In Mockingbird by Julie Trimingham, a white woman named Mia follows her academic lover to Cuba since she hasn’t been able to find acting jobs back in the states.  What we have here is a lush, beautifully descriptive photomontage, or filmic narrative of Cuban scenery:  the malecón, their trip to Trinidad, their living quarters in Miramar: “a manicured neighborhood of twentieth-century villas that are now embassies and corporate headquarters.  Ours was a low-slung concrete building that clung, mollusk-like, to the edge of the harbor.  The shore is craggy, and they’ve built a wall along it, straight up from the rocks, a littoral girding.  We had a corner room up top, with windows that gave onto the water.”  Mia is unhappy.  She has been waiting for a commitment from Alex, a conventional proposal, which, at this point, seems impossible.
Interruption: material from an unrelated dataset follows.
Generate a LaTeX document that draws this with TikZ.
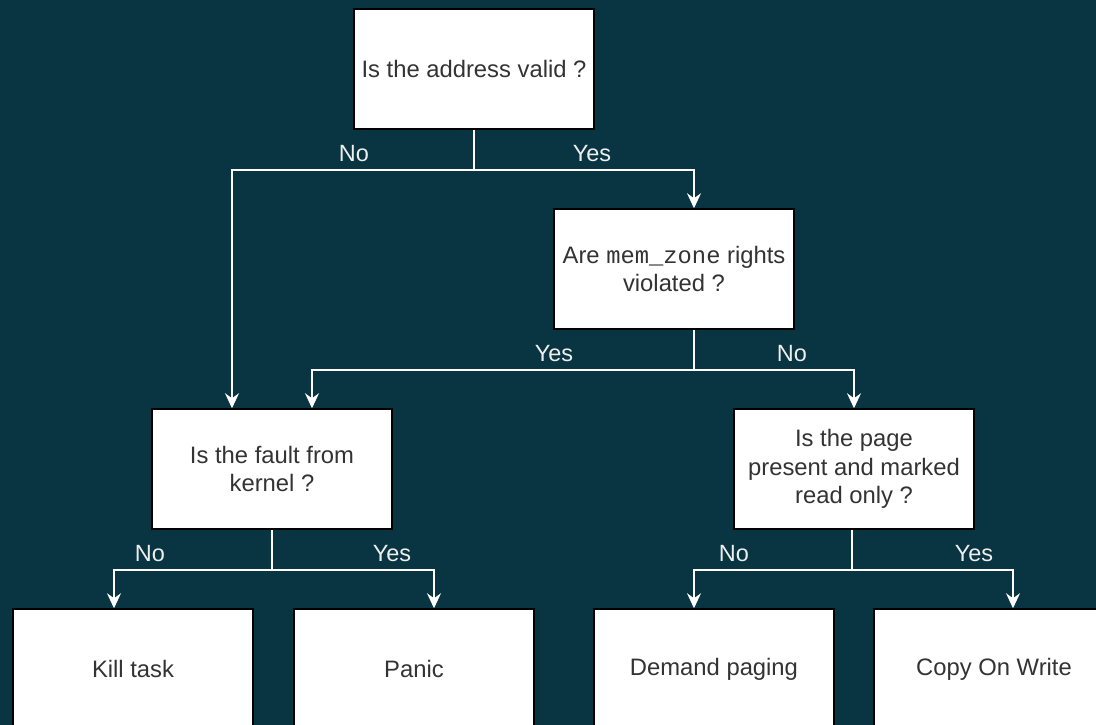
\documentclass[tikz,border=0pt]{standalone}
\usepackage{fontspec}
\setmainfont{Liberation Sans}
\setmonofont{Liberation Mono}
\usetikzlibrary{arrows.meta}
\definecolor{bgteal}{HTML}{083541}
\definecolor{boxtext}{HTML}{333333}
\definecolor{lbl}{HTML}{EEEEEE}
\begin{document}
\begin{tikzpicture}[x=1pt,y=-1pt,
  box/.style={draw=black,fill=white,line width=1.5pt,minimum width=240pt,minimum height=120pt,
    inner sep=0pt,align=center,text=boxtext,font=\fontsize{23.8}{28.5}\selectfont},
  link/.style={draw=white,line width=1.5pt,-{Stealth[length=15pt,width=14pt,inset=5pt]}},
  plain/.style={draw=white,line width=1.5pt},
  tag/.style={text=lbl,font=\fontsize{23.5}{26}\selectfont,inner sep=0pt}]
\fill[bgteal] (0,0) rectangle (1096,725);
\useasboundingbox (0,0) rectangle (1096,725);
\begin{scope}
\clip (0,0) rectangle (1096,725);
% decision boxes
\node[box] (valid) at (474,69) {Is the address valid ?};
\node[box] (rights) at (674,269) {Are {\ttfamily mem\_zone} rights\\violated ?};
\node[box] (kernel) at (272,469) {Is the fault from\\kernel ?};
\node[box] (present) at (854,469) {Is the page\\present and marked\\read only ?};
% outcome boxes
\node[box] (kill) at (133,669) {Kill task};
\node[box] (panic) at (414,669) {Panic};
\node[box] (demand) at (714,669) {Demand paging};
\node[box] (cow) at (994,669) {Copy On Write};
\end{scope}
% split points below each decision (yshift is in page direction: negative goes down)
\coordinate (s1) at ([yshift=-40pt]valid.south);
\coordinate (s2) at ([xshift=20pt,yshift=-40pt]rights.south);
\coordinate (s3) at ([yshift=-40pt]kernel.south);
\coordinate (s4) at ([xshift=-2pt,yshift=-40pt]present.south);
% connectors
\draw[plain] (valid.south) -- (s1);
\draw[link] (s1) -| ([xshift=-40pt]kernel.north);
\draw[link] (s1) -| ([xshift=20pt]rights.north);
\draw[plain] ([xshift=20pt]rights.south) -- (s2);
\draw[link] (s2) -| ([xshift=40pt]kernel.north);
\draw[link] (s2) -| (present.north);
\draw[plain] (kernel.south) -- (s3);
\draw[link] (s3) -| ([xshift=-19pt]kill.north);
\draw[link] (s3) -| ([xshift=20pt]panic.north);
\draw[plain] ([xshift=-2pt]present.south) -- (s4);
\draw[link] (s4) -| ([xshift=-20pt]demand.north);
\draw[link] (s4) -| ([xshift=19pt]cow.north);
% branch labels
\node[tag] (l1) at (354,154) {No};
\node[tag] (l2) at (592,154) {Yes};
\node[tag] (l3) at (554,354) {Yes};
\node[tag] (l4) at (792,354) {No};
\node[tag] (l5) at (150,554) {No};
\node[tag] (l6) at (392,554) {Yes};
\node[tag] (l7) at (734,554) {No};
\node[tag] (l8) at (974,554) {Yes};
\end{tikzpicture}
\end{document}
Instead, what appears is a baby left in a car and Mia’s theft of a Cuban child.  Or is it theft?

This is not as much about Cuba as it is about the outsider/the white privileged individual entering a Latin American country and “taking over” in an effort to achieve a sense of self.  The lush prose accentuates all that is lacking in Mia. We follow her every foible which allows the reader to understand her motivations (as we do with Goyo and Fidel in King of Cuba).  Trimingham has worked for a number of years as a filmmaker, and in the realm of fiction, her work in film has probably helped her develop such razor sharp, beautiful descriptive scenes.  It’s interesting to read King of Cuba and Mockingbird back-to-back.  García’s novel is internally Cuban (with bombastic characters) while Trimingham’s is external, giving us much more of the Havana/Trinidad scenery as well as the ineptitude of the white Anglo foreigner (Mia) on an island she seems destined never to understand.”

Amelia Montes is a writer and professor at the University of Nebraska, Lincoln. She is also the Director of the Institute for Ethnic Studies there. I am thankful to have her perspective on and review of Mockingbird!